Hidden Camera Reveals Underage Drinking

I recently found an interesting story that parallels the situation we are currently faced with in O, regarding underage drinking. A hidden camera investigation was carried out in a Canadian restaurant which revealed that underage drinking is a problem in that country as well. Australia is not the only country battling to come to a solution to the woes that result from teenage drinking and more specifically the serving of alcohol to minors.


The hidden cameras revealed that a number of establishments are selling alcohol to minors and perhaps a similar approach can be implemented in problem areas in Oz to root out the guilty parties.


This post on Cbc.ca explains in more detail



In the investigation, a group composed of three 18-year-olds and one 17-year-old was sent to four establishments. The CBC asked the three males and one female to order alcohol, but not to drink it if they were served. Provincial laws prohibit anyone under 19 years old from being served or sold liquor.


All four teens went together to Ebisu restaurant on Robson Street in Vancouver where they ordered a pitcher of beer and were served within minutes of sitting down.
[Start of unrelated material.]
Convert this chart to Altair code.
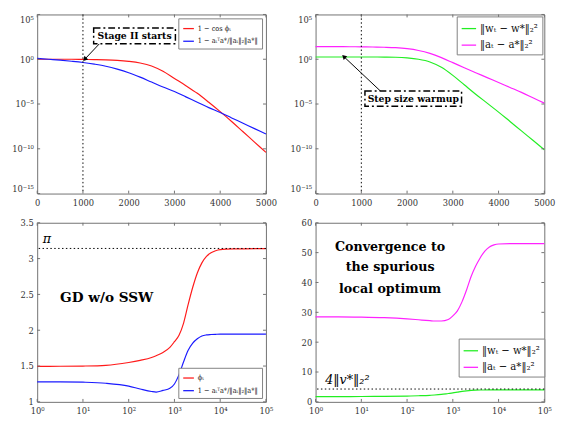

The same night, the Keg Steakhouse & Bar on Still Creek Avenue in Burnaby served red wine to two of the 18-year-olds, who went in as a couple. Another Keg waitress served beer to the two other teens who were sitting in the bar area.All four left their drinks untouched and later left.


Outside the restaurant afterwards, the teens offered their own theories about why they were served.


“It was just really casual,” said Jack Hu, 17. “I guess [the server] just thought we were older.”


Aidan Ponton, 18, said he suspected the waitress sympathized with them.


“I guess she just saw us, just some younger kids and she knew what it was like, she’d been in that position before and she didn’t hesitate,” Ponton said.


These four teens checked out four restaurants in a CBC investigation. (CBC)


Ben Roberts, 18, saw a monetary motive.”They are making money off of it, a lot of money and I don’t think that’s their main priority to obey the law.”


“[If] your employer’s not forcing you to ID then you’re not going to,” said 18-year-old Katherine Gillard.


When later confronted with the results of the CBC News investigation, the management at Ebisu said they were shocked and embarrassed and promised to be more vigilant in checking identification.


A Keg spokesperson admitted its servers did not follow procedures and the restaurant chain will now redouble its training.




In Canada similar to Oz, there are hefty fines for selling alcohol to minors which doesn’t seem to be enough of a deterrent to sellers. In Canada the penalty for a first offence ranges from $7,500 to $10,000 (Canadian) or a 10-to-15- day licence suspension. Licensees can either accept the penalty or request an enforcement hearing.


The incident in Canada has resulted in the restaurant assuring that it will increase the training of its staff. However in Australian responsible service of alcohol training is mandatory for every person serving or selling alcohol.


One of the biggest benefits of RSA training is that it teaches you to serve alcohol in a manner that maintains the good reputation of the establishment. Ensuring that you do not suffer the consequences that come from serving alcohol to unduly intoxicated patrons or minors means that you will enjoy a pleasant working environment and be confident that each time you go to work you will be safe rather than being exposed to alcohol fuelled violence.